By Jeri Zeder

For the apparel industry, counterfeiters are Public Enemy No. 1.

“To give you an idea of how counterfeiting is an issue in our industry, in 2012, [U.S.] Customs seized over $100 million of counterfeit footwear coming into the U.S.,” said Gary Dewar JD ’08, senior patent counsel at New Balance Athletic Shoe, Inc.

Dewar gave the keynote address at “Design Patents: Modernizing an Old Property Interest,” a day-long continuing legal education program sponsored by the Center for Advanced Legal Studies and held  Nov. 22, 2013, at Sargent Hall.

For purposes of protection against counterfeiters, registrations are more important than case law, according to Dewar.

“A lot of the counterfeiters that we work to prevent are never going to go to court and are never going to fight this through the appeals process and are never going to spend money to actually challenge this,” he said. “Design patents in our area are a very quick, reasonably cheap and practical way of providing extra protection to a market where people are getting more sophisticated in looking for ways to get around trademark law and getting around other areas of IP law.”

Along with trademark, trade dress, and copyright, design patent is an effective device for maximizing legal protection for intellectual property manifested in products—a point reinforced throughout the day.

“Design patents are an important and often underutilized tool for protecting the intellectual property embodied in products,” said Professor Andrew Beckerman-Rodau, who helped organize the program and is co-director of Suffolk Law’s Intellectual Property concentration. “They should be used more.”

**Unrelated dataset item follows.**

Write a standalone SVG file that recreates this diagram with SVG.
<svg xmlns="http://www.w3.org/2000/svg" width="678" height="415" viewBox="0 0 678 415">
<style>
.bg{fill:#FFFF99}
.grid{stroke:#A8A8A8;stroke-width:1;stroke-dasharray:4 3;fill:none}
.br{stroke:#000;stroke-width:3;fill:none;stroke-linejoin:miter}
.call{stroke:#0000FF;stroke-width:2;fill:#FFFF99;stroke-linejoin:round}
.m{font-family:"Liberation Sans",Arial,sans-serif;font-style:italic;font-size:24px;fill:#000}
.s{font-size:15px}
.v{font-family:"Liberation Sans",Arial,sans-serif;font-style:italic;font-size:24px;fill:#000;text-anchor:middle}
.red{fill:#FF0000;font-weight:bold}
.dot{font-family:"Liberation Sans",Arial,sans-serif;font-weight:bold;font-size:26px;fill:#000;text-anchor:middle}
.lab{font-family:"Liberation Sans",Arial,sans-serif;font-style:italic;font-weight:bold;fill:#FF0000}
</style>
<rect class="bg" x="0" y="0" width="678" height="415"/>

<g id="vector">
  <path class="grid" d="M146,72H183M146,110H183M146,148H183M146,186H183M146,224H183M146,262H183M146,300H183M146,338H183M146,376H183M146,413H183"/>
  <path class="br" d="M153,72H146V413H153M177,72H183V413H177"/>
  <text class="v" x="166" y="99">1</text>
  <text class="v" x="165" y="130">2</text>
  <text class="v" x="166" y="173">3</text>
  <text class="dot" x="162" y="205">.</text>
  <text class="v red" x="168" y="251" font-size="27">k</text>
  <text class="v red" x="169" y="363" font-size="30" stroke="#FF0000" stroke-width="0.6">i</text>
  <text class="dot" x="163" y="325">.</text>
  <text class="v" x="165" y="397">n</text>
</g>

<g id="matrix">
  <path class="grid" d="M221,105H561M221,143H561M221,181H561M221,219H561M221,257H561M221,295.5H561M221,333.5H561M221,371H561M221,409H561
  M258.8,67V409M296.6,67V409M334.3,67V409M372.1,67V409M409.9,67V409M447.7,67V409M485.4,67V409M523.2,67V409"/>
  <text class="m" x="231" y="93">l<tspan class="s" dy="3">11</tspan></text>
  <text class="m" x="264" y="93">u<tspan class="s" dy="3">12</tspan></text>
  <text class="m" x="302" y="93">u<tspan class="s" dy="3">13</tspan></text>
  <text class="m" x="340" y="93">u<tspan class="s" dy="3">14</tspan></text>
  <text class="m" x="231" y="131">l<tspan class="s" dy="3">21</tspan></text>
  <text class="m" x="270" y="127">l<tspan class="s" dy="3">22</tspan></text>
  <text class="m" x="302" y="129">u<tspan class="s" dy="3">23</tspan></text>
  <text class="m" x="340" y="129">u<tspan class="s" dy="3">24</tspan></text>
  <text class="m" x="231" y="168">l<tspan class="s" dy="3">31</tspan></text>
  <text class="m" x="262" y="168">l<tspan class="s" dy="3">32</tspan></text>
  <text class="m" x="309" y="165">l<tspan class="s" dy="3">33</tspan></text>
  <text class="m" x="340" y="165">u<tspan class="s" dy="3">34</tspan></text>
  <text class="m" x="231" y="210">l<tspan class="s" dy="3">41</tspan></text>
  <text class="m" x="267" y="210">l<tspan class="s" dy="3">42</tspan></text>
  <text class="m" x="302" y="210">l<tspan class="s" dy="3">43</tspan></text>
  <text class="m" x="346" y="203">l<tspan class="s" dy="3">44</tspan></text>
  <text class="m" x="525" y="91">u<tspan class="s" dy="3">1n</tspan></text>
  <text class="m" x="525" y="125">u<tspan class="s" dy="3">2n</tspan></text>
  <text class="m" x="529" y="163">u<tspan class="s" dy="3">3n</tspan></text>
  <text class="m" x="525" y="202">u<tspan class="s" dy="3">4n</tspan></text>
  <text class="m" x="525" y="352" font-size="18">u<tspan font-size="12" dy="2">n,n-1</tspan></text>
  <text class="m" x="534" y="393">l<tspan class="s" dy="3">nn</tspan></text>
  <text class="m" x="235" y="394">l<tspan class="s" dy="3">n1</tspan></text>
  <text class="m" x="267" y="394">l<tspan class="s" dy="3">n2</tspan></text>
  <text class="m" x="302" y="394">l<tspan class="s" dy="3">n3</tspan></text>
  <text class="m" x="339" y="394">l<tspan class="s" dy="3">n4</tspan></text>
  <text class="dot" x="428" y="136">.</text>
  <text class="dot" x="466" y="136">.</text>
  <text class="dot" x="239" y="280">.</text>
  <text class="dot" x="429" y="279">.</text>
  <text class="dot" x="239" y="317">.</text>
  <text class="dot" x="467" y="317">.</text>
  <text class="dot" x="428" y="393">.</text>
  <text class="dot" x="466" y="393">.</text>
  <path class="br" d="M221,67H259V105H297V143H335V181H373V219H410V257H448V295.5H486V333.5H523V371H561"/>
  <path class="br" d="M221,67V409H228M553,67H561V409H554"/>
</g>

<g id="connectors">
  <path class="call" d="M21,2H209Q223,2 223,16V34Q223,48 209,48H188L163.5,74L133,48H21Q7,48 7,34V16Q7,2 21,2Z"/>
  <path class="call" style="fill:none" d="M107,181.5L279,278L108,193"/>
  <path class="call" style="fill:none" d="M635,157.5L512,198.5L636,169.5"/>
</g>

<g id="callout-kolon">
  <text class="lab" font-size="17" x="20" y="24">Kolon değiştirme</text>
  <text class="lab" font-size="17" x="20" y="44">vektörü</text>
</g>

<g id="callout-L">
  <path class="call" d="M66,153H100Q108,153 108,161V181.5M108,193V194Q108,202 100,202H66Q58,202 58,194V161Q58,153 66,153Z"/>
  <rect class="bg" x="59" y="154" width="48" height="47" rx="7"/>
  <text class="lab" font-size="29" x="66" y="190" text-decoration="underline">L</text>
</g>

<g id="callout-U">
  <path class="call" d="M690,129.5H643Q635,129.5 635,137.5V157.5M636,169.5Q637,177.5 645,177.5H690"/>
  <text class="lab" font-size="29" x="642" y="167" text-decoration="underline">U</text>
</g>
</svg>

Design-patent law expert Perry Saidman, of Saidman DesignLaw Group, said one of the current issues in design patent litigation is overcoming the “sufficiently distinct” benchmark that the district court judges have used to grant summary judgment motions.

“You can’t use a design patent to protect an idea. If you get a design patent instead of a utility patent, you’re not going to be able to stop somebody else who uses a hammerhead and a claw and a step thing unless it looks like yours,” said Saidman, who wrote an amicus brief on behalf of Apple, Inc., that was cited by the U.S. Court of Appeals for the Federal Circuit in Egyptian Goddess v. Swisa.

Design-patent attorney Elizabeth D. Ferrill traveled from her office at Finnegan, Henderson, Farabow, Garrett & Dunner in Washington, D.C., to participate in the Suffolk program. For her, a highlight of the day was Dewar’s talk.

“He shared some great practical tips on using design patents to combat counterfeiters in the athletic and apparel industry,” she said. “The reality is that most design patents are never litigated and I think that Gary’s presentation showed how valuable design patents can be on a day-to-day basis.